Turn Around: Edvin's Story

Snu deg. Edvins bok

“I promise. I’ll give you Edvin, as he was. But first I have to tell you about the end. "

“This summer is going to be different,” she told her children. They traveled to the mountains while her husband stayed in the city to renovate their apartment. Their son Edvin would be turning seven after the vacation and was looking forward to finally getting his own room. Two days before they were set to leave the cabin, Edvin got a headache. A few hours later, he was dead.
A helpless family is left behind. What really happened to Edvin? Where is he now, and how can they manage to continue with their lives after this? Turn Around is written by a mother trying to find her way through the chaos after her son died, and an attempt to write about who Edvin really was.

“One early morning, I woke up with a sudden pain in my chest. I had been dreaming. How I was rummaging in the ground, looking for a place where Edvin was not dead, or for a place where they did not know he was dead. I pondered this for a while, and then I realized. I could travel to the end of the world if I wanted. Where I was, Edvin was dead, because I was carrying his death with me."

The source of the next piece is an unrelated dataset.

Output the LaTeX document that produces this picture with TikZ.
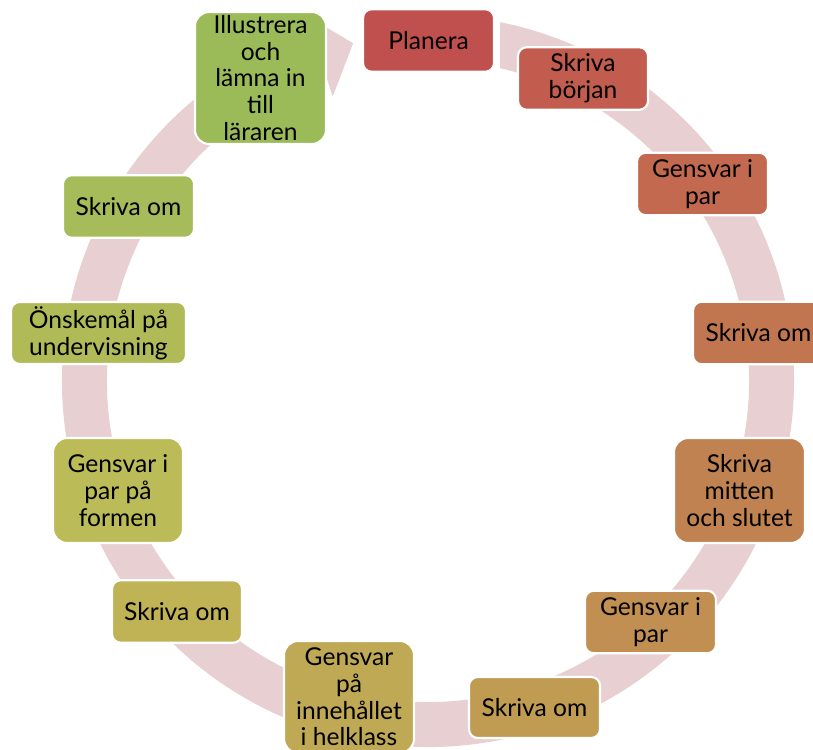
\documentclass[tikz,border=0pt]{standalone}
\usepackage{fontspec}
\setmainfont{Lato}
\usepackage{tikz}
\usetikzlibrary{positioning}
\usepackage{xcolor}

\definecolor{ringpink}{HTML}{E8D0D2}
\definecolor{stepA}{HTML}{C0504D}
\definecolor{stepB}{HTML}{C15C4E}
\definecolor{stepC}{HTML}{C2694F}
\definecolor{stepD}{HTML}{C1764F}
\definecolor{stepE}{HTML}{C08250}
\definecolor{stepF}{HTML}{C08F51}
\definecolor{stepG}{HTML}{C09C53}
\definecolor{stepH}{HTML}{C0A955}
\definecolor{stepI}{HTML}{BFB356}
\definecolor{stepJ}{HTML}{BBBB57}
\definecolor{stepK}{HTML}{B0BB58}
\definecolor{stepL}{HTML}{A6BB59}
\definecolor{stepM}{HTML}{9BBB59}

\begin{document}
\begin{tikzpicture}[x=0.02cm,y=-0.02cm,
	stage/.style={draw=white,line width=1.2pt,rectangle,rounded corners=5pt,inner sep=0pt,
		minimum width=2.62cm,minimum height=1.25cm,align=center,text=black,
		font=\fontsize{14}{15.2}\selectfont},
	tall/.style={stage,rounded corners=8pt}]
				
				\clip (0,0) rectangle (813,749);
				
				% ring with arrow head
				\begin{scope}[shift={(428,381)},y=0.02cm]
					\fill[ringpink] (77:321) -- (78.65:366) arc[start angle=78.65,end angle=-251.5,radius=366]
						-- (-251.5:386) -- (-257.5:346) -- (-251.5:300) -- (-251.5:321)
						arc[start angle=-251.5,end angle=77,radius=321] -- cycle;
				\end{scope}
				
				% right half
				\node[stage,fill=stepA] (planera) at (428.5,40.5) {Planera};
				\node[stage,fill=stepB,minimum width=2.6cm] (borjan) at (583,78.5) {Skriva\\början};
				\node[stage,fill=stepC] (par) at (702.5,184) {Gensvar i\\par};
				\node[stage,fill=stepD] (om) at (758.5,333) {Skriva om};
				\node[tall,fill=stepE,minimum height=2.1cm] (mitten) at (739.5,490.5) {Skriva\\mitten\\och slutet};
				\node[stage,fill=stepF] (partwo) at (650.5,622) {Gensvar i\\par};
				\node[stage,fill=stepG,minimum height=1.22cm] (omtwo) at (534.5,707.5) {Skriva om};
				
				% left half
				\node[tall,fill=stepH,minimum width=2.6cm,minimum height=2.24cm] (helklass) at (349,697) {Gensvar\\på\\innehållet\\i helklass};
				\node[stage,fill=stepI,minimum width=2.6cm] (omthree) at (177,611.5) {Skriva om};
				\node[tall,fill=stepJ,minimum width=2.6cm,minimum height=2.1cm] (formen) at (118,490.5) {Gensvar i\\par på\\formen};
				\node[stage,fill=stepK,minimum width=3.5cm,minimum height=1.24cm] (onskemal) at (98.5,333) {Önskemål på\\undervisning};
				\node[stage,fill=stepL] (omfour) at (128.5,206.5) {Skriva om};
				\node[tall,fill=stepM,minimum height=2.64cm] (larare) at (260.5,78) {Illustrera\\och\\lämna in\\till\\läraren};
				
			\end{tikzpicture}
\end{document}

‘Important about grief, magnificent about love. (…) leaves the reader with a deep feeling of love. The road there is almost unbearable.’

NRK

‘Intimate, shocking, and beautiful book about losing a child.’

Bergens Tidende

‘A powerful, heartbreaking, warm, wise, uplifting and thought-provoking book about a grief that is almost unbearable. (…) for anyone who’s ever loved someone.’

Aftenposten
Photo: Tine Poppe

Therese Tungen has worked as an editor for many years, first at the publishing house Oktober, where she, among other things, co-edited Karl Ove Knausgård’s My Struggle. She is now a non-fiction editor at Det Norske Samlaget.
Her second book, Love, or Something Like It was shortlisted for the 2020 European Union Prize for Literature.